Aim = From the line with "Write a Python" to the line with "ax.xaxis.set_minor_formatter(NullFormatter())", both included, repeat each line exactly and leave out the pictures.
_ _ _ _ _ _ _
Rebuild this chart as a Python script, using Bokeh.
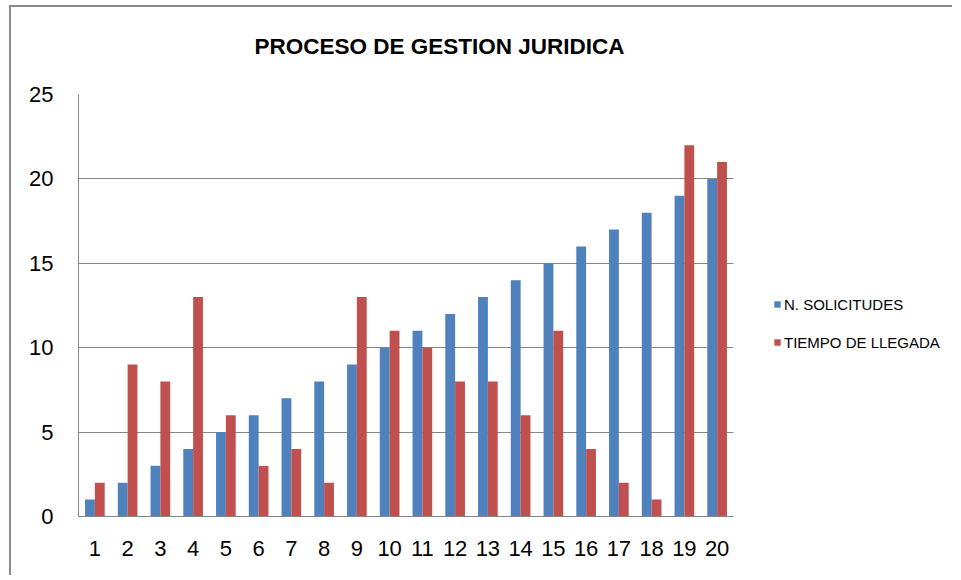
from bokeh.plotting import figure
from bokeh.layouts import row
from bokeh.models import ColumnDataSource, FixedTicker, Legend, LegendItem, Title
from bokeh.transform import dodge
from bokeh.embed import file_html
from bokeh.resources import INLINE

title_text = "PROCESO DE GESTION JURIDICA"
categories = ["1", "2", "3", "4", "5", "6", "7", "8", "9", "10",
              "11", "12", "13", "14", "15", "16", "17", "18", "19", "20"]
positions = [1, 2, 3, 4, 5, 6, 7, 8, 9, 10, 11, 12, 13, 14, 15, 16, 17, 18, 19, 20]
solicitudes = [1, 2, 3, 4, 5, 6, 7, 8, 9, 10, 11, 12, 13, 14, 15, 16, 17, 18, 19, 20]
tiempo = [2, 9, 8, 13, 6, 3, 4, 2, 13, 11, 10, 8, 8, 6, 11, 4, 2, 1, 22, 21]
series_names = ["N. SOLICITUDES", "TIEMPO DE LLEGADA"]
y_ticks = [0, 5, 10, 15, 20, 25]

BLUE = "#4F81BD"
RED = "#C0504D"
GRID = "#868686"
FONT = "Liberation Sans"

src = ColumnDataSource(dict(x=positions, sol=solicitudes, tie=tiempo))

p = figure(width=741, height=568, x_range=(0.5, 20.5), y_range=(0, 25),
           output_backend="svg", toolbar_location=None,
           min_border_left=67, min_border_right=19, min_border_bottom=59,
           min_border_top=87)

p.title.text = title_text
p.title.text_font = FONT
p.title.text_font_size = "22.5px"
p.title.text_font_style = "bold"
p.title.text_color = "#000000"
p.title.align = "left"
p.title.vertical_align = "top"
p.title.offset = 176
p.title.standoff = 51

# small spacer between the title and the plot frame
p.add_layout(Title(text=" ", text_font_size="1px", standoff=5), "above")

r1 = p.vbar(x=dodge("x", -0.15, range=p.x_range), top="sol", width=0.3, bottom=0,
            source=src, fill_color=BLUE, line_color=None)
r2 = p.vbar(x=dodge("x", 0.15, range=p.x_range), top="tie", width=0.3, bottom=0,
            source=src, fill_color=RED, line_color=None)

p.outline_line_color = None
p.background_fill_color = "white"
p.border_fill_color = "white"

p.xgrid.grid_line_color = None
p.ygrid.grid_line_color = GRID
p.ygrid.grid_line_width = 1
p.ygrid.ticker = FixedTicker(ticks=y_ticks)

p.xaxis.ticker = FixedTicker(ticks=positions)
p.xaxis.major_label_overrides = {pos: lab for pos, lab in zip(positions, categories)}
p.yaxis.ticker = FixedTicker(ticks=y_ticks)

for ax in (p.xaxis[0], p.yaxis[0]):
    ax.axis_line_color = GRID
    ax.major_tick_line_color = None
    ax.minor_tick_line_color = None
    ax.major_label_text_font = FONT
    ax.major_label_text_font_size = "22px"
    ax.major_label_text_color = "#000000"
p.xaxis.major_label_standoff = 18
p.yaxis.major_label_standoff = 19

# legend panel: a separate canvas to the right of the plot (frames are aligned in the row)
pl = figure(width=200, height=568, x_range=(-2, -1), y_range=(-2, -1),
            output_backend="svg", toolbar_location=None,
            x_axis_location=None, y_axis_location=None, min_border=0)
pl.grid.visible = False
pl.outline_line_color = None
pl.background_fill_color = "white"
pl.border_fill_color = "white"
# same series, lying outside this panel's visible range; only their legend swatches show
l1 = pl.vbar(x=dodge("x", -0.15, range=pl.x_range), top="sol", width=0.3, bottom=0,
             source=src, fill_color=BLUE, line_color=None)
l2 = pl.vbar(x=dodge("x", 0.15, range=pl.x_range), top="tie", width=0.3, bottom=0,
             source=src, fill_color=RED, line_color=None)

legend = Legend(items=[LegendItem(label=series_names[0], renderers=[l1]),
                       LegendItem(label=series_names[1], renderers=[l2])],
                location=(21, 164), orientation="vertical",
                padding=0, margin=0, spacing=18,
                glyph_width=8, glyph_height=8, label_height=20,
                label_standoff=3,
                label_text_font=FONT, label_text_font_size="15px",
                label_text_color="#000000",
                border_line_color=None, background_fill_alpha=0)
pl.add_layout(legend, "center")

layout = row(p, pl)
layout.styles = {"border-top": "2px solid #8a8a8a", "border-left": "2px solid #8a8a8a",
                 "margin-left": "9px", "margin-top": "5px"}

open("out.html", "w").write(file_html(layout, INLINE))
_ _ _ _ _ _ _
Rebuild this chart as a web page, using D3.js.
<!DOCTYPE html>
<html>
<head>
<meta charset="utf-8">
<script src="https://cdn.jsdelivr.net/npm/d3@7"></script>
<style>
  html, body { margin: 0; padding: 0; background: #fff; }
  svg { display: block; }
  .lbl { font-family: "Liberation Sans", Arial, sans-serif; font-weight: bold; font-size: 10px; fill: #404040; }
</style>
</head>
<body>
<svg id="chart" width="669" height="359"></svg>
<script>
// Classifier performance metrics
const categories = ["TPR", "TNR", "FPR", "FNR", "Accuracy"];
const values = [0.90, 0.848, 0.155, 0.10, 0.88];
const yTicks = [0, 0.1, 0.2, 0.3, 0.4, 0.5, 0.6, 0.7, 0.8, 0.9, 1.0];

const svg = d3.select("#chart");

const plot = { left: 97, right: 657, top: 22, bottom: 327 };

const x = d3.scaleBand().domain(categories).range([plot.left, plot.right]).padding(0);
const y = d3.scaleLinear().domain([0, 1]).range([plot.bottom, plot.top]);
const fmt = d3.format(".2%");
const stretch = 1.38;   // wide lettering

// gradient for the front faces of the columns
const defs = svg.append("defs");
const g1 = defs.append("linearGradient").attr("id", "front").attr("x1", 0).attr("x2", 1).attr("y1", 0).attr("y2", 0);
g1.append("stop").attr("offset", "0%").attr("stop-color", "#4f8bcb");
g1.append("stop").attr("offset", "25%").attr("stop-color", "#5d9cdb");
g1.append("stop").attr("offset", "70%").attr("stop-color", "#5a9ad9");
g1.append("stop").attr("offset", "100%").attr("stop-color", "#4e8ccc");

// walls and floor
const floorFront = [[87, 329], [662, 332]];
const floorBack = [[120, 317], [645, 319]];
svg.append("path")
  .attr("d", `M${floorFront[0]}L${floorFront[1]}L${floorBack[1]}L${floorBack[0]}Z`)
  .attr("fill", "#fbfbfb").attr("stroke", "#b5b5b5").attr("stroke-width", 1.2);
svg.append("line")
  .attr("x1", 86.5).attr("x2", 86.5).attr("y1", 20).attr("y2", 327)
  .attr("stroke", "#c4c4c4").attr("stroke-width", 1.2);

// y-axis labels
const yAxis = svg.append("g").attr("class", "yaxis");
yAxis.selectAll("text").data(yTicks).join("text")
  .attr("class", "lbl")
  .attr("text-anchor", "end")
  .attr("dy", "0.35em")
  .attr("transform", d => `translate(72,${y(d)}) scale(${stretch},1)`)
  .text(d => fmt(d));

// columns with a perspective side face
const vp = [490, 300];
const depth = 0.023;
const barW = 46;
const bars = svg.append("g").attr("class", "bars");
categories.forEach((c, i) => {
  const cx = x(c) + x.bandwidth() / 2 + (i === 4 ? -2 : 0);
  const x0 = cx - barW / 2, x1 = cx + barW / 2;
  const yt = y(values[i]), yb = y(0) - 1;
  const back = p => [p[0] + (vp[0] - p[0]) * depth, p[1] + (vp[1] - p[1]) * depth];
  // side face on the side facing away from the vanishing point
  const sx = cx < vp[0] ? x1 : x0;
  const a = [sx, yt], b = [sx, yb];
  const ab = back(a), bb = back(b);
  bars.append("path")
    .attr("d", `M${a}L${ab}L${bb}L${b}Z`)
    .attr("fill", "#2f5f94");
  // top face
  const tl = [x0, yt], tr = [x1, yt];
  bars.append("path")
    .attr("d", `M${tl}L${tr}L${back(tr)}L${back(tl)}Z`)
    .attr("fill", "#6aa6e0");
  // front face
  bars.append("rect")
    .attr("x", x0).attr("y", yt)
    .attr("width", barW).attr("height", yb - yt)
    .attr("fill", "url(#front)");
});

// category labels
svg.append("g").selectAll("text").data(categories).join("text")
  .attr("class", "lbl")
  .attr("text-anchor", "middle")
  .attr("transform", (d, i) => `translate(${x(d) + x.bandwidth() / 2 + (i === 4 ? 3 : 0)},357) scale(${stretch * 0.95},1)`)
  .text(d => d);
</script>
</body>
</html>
_ _ _ _ _ _ _
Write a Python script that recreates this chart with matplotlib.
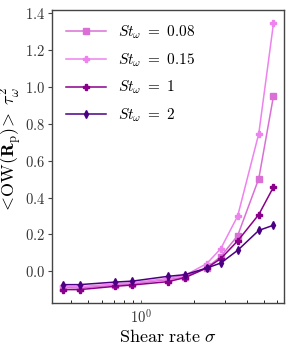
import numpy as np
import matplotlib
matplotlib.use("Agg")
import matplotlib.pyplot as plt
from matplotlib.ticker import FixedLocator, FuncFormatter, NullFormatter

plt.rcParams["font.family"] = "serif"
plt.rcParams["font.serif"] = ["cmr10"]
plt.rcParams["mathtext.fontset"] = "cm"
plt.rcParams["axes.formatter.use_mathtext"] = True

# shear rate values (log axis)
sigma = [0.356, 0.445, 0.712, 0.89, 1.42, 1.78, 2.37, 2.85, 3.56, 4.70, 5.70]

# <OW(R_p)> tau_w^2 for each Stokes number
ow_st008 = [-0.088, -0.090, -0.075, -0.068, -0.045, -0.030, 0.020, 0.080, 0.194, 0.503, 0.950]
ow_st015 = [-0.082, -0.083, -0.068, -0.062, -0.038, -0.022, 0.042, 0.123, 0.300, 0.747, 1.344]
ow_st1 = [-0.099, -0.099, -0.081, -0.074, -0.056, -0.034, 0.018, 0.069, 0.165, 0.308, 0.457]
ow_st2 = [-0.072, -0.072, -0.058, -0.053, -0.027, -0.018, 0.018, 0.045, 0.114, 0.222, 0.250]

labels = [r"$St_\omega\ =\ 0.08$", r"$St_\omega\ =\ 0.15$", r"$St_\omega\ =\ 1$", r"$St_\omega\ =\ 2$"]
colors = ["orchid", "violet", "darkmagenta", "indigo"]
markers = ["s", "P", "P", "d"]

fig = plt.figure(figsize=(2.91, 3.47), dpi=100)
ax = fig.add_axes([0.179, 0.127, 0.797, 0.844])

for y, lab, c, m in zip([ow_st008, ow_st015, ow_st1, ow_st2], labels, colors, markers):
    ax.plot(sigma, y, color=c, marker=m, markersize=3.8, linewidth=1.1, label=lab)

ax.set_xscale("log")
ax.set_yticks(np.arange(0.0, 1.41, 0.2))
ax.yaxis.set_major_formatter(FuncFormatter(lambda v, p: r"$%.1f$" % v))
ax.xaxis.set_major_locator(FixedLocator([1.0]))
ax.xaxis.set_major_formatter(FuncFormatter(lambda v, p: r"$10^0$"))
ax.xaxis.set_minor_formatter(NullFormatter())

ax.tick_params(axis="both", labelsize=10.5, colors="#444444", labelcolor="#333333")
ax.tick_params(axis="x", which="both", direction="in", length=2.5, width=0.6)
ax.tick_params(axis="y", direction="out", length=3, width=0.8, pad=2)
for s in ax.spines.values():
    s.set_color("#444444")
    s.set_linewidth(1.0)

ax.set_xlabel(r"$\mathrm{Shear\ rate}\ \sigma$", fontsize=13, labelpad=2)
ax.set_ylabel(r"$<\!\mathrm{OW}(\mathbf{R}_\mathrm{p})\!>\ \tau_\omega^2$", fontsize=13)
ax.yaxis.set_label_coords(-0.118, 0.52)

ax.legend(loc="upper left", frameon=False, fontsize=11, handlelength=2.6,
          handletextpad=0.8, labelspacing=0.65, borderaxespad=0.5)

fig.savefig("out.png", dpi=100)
_ _ _ _ _ _ _
Solution below =
Write a Python script that recreates this chart with matplotlib.
import numpy as np
import matplotlib
matplotlib.use("Agg")
import matplotlib.pyplot as plt
from matplotlib.ticker import FixedLocator, FuncFormatter, NullFormatter

plt.rcParams["font.family"] = "serif"
plt.rcParams["font.serif"] = ["cmr10"]
plt.rcParams["mathtext.fontset"] = "cm"
plt.rcParams["axes.formatter.use_mathtext"] = True

# shear rate values (log axis)
sigma = [0.356, 0.445, 0.712, 0.89, 1.42, 1.78, 2.37, 2.85, 3.56, 4.70, 5.70]

# <OW(R_p)> tau_w^2 for each Stokes number
ow_st008 = [-0.088, -0.090, -0.075, -0.068, -0.045, -0.030, 0.020, 0.080, 0.194, 0.503, 0.950]
ow_st015 = [-0.082, -0.083, -0.068, -0.062, -0.038, -0.022, 0.042, 0.123, 0.300, 0.747, 1.344]
ow_st1 = [-0.099, -0.099, -0.081, -0.074, -0.056, -0.034, 0.018, 0.069, 0.165, 0.308, 0.457]
ow_st2 = [-0.072, -0.072, -0.058, -0.053, -0.027, -0.018, 0.018, 0.045, 0.114, 0.222, 0.250]

labels = [r"$St_\omega\ =\ 0.08$", r"$St_\omega\ =\ 0.15$", r"$St_\omega\ =\ 1$", r"$St_\omega\ =\ 2$"]
colors = ["orchid", "violet", "darkmagenta", "indigo"]
markers = ["s", "P", "P", "d"]

fig = plt.figure(figsize=(2.91, 3.47), dpi=100)
ax = fig.add_axes([0.179, 0.127, 0.797, 0.844])

for y, lab, c, m in zip([ow_st008, ow_st015, ow_st1, ow_st2], labels, colors, markers):
    ax.plot(sigma, y, color=c, marker=m, markersize=3.8, linewidth=1.1, label=lab)

ax.set_xscale("log")
ax.set_yticks(np.arange(0.0, 1.41, 0.2))
ax.yaxis.set_major_formatter(FuncFormatter(lambda v, p: r"$%.1f$" % v))
ax.xaxis.set_major_locator(FixedLocator([1.0]))
ax.xaxis.set_major_formatter(FuncFormatter(lambda v, p: r"$10^0$"))
ax.xaxis.set_minor_formatter(NullFormatter())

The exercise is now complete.